Poetry in Palestine
Anvil Press’s current anthology Imagining British Columbia: Land, Memory and Place includes an essay by Harbour Publishing owner Howard White about, among other things, the role of culture and literature in society. The Tyee has posted White’s essay, which recounts his meeting with Palestinian poet Fawaz Turki.
I met Fawaz at a big Amnesty International jamboree of oppressed writers in Toronto a few years ago, and one of the things that intrigued me about him was a rumour that he might be reduced to chopped liver by a Mossad hit squad at any time. I found it invigorating to think that I was sharing the planet with people who cared enough about poetry to shoot anybody over it.
I made use of a bar break to ask Fawaz if his notoriety wasn’t maybe to do with something besides versifying, like bombing buses. Fawaz was a bit piqued by this suggestion. Any damn fool can chuck a bomb while it takes brains to write a poem, and the Palestinian people understand this, he pointed out.
Back in Jordan it was nothing to have a crowd of several thousand gather on a few hours notice to hear him at an open-air reading. When he appeared in public, throngs of grown women followed him around ululating and fluttering their hands like leaves, chanting his name. His broadsheets outsold the newspapers. Poets like him and his buddies Mahmoud Darweesh and Fawazi el Asmar were far more important to the Palestinian cause than bomb-throwers, and far more worrisome to the authorities, and this was because of their ability to express the feelings of their people, Turki said. That is why so many of the poets known to Amnesty were behind bars, not only in Palestine but around the world.
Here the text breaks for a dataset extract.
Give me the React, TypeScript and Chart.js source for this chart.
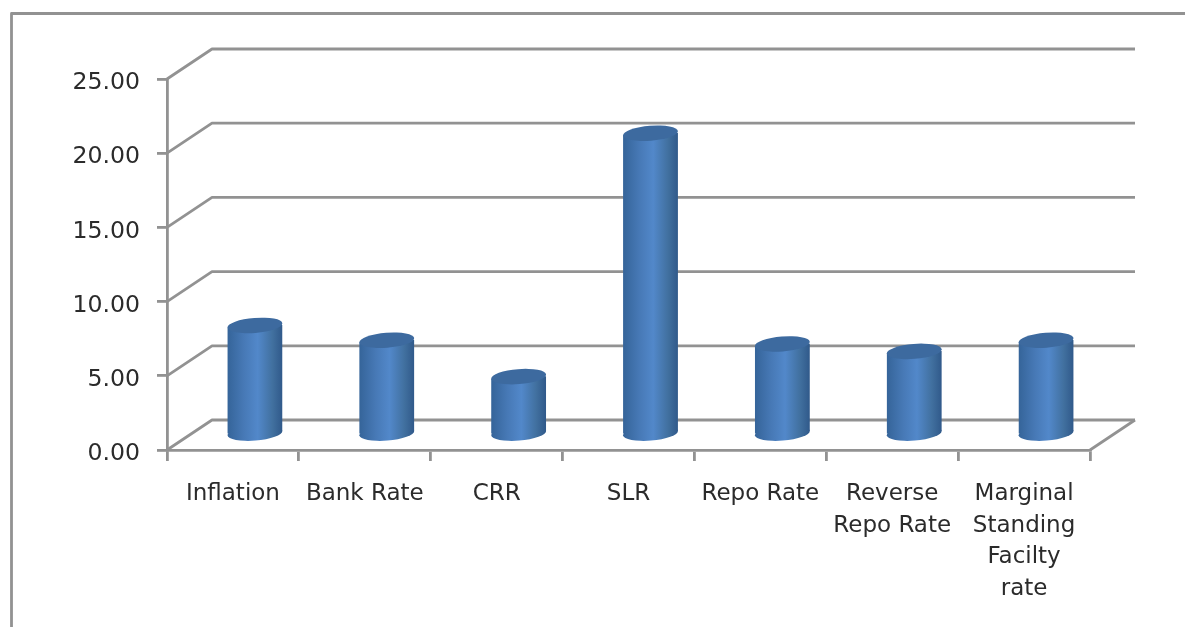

I tried to picture this in Canadian terms. Prime Minister Harper is pacing around his desk ranting at General Hillier, “General, you and I will have no rest until we silence that traitorous menace Fred Wah, the Man Whose Name Is Breath!” Or: “I’m sure you know why you’re here, General. At 15:31 yesterday the l-a-n-g-u-a-g-e poets declared war on conventional imperialist grammar. I want our fighting men to spare no effort until this sinister challenge is stamped out to the last slash and hyphen!” It didn’t quite click.